Drill, Mastery, and Doing the Next Thing

When considering the broadview of Education, the Educator understands the likeness of education to walking: that one walks by alternately lifting and then planting securely each foot at a regular pace. That is, confidence and stability precedes advancement.


 

Education could truly be defined as the journey from What You Do Not Know to What You Know. While that journey may be a guided one (as during the time of formal education), it should be the goal of every educator to prepare his students to walk the road alone— or even better, to choose new guides for the adventure.

To continue with these metaphors and similes, a child should only walk forward provided his foot is placed on solid ground. This concept seems to make sense. Think of children crossing frozen puddles glazed with ice. There is no careful progress when his foot slips out from underneath him, only rejection.

In your home school, then, there is not (necessarily) first, second, third, fourth grades. There is only Where You Are and Where You Are Going. There is only Introductions, Drill, Mastery, and Doing the Next Thing.

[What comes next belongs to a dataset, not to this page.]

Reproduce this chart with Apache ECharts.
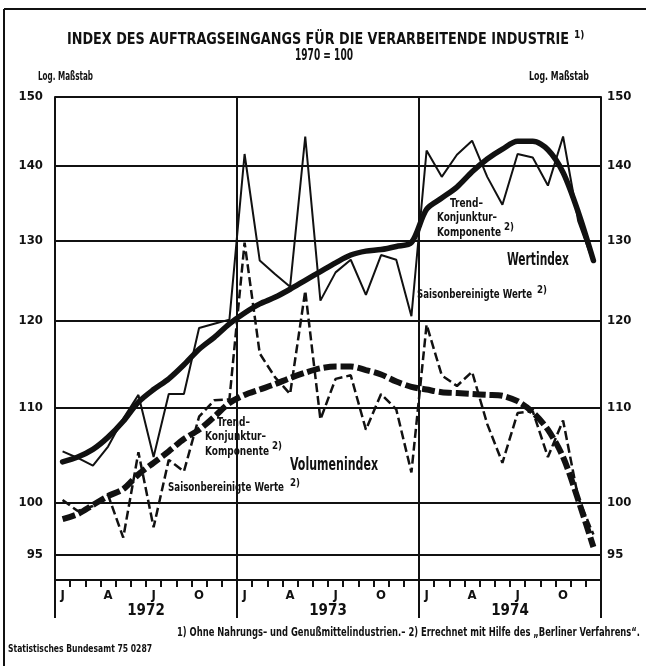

Let us keep these examples simple.

It is Tuesday and your young child is learning subtraction. Addition was covered yesterday in lesson 12 and so today, lesson 13 covers subtraction. The only hiccup is, your son or daughter does not possess mastery in addition. She seems to mostly, kinda get it. I mean, she definitely has some right answers. . . Do you move on? I mean, it is Tuesday after all. And Tuesday is the day we learn subtraction.

Do you move on?

No, no you do not. You sit there every day for your allotted math time with your attention focused on addition. If math receives 10-20 minutes every day, Monday through Friday, then for 10-20 minutes every day Monday through Friday you both work on addition. And you work with Confidence and Joy. Your purpose here is clear: Joyful Mastery.

And why should not math be joyful? Our God is a God of order. He numbers our world and has arranged our lives therein mathematically. It is our joy to discover the God of Number at work in nature.

What is it, then, that steals our confidence as we approach addition again, and then again? Is not the thief of our joy is comparison? Yes, comparing our child to another is what robs us (and then the child) of the thrill of mathematical discovery and thwarts our intended purpose: joyful mastery.

And I would propose here that mastery is twofold. It is both complete comprehension and near-perfect execution. And how you do you perfect execution? Repetition.

Worksheets. Flashcards. Recitation.

Repetition.

Masterful completion.

And then?

Do the next thing.

Excellence building upon excellence.